## Provided information
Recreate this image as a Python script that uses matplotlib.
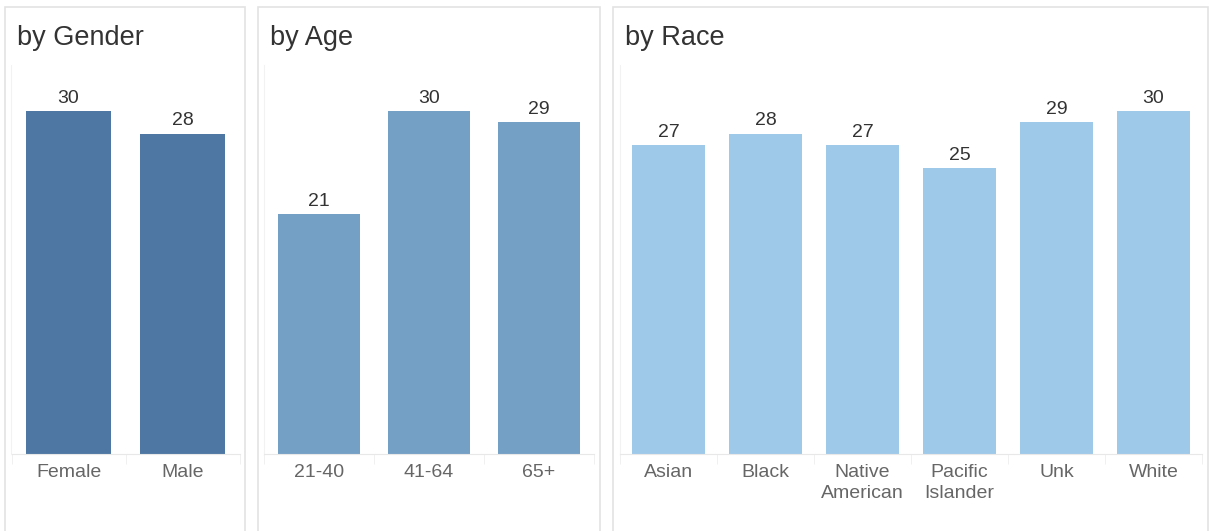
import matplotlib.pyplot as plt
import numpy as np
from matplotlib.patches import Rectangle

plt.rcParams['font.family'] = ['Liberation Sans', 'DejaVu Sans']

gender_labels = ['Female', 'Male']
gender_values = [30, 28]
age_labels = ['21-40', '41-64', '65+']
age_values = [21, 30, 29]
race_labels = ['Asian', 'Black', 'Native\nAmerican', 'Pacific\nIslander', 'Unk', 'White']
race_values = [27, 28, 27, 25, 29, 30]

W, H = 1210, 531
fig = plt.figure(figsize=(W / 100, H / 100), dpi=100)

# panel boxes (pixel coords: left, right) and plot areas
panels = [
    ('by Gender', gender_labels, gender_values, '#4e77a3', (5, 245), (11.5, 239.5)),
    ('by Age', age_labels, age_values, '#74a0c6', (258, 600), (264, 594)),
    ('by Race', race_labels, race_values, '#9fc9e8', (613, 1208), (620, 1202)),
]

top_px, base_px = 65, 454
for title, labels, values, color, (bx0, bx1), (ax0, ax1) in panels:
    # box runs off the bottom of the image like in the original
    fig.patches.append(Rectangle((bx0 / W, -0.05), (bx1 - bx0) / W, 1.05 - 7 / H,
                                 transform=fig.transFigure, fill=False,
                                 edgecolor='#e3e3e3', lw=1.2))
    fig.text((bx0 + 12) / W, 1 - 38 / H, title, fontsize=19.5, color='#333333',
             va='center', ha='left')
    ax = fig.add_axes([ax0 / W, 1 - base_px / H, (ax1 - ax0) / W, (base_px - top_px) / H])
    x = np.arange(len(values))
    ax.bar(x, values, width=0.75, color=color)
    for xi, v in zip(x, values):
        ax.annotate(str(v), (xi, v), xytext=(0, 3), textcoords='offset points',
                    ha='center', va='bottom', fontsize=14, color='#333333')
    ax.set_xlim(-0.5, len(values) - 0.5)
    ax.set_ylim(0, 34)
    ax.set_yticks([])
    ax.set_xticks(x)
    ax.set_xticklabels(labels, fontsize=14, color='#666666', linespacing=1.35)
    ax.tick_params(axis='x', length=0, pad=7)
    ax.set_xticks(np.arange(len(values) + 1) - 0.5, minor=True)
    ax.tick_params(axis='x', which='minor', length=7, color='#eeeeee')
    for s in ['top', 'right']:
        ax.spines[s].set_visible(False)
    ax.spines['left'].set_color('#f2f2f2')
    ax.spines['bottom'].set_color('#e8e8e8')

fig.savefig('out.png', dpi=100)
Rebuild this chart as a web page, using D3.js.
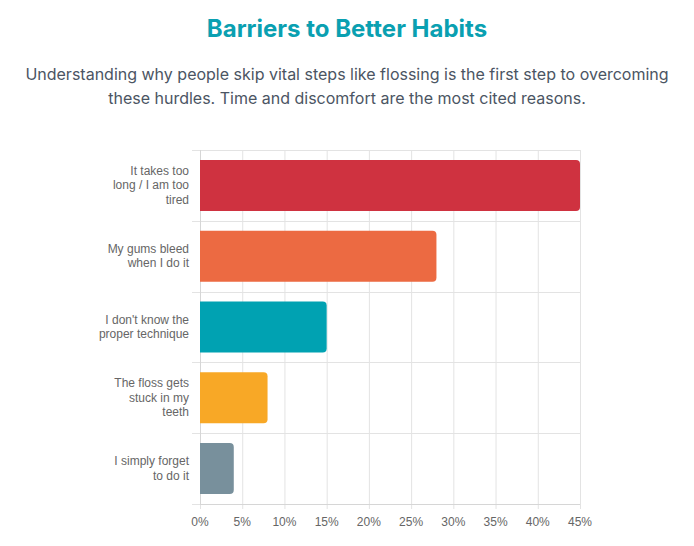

## Given instruction
From the opening line of the entries above to the line containing "plt.rcParams['font.family'] = ['Liberation", please transcribe each line exactly, skipping every picture.

## Completed task
Recreate this image as a Python script that uses matplotlib.
import matplotlib.pyplot as plt
import numpy as np
from matplotlib.patches import Rectangle

plt.rcParams['font.family'] = ['Liberation Sans', 'DejaVu Sans']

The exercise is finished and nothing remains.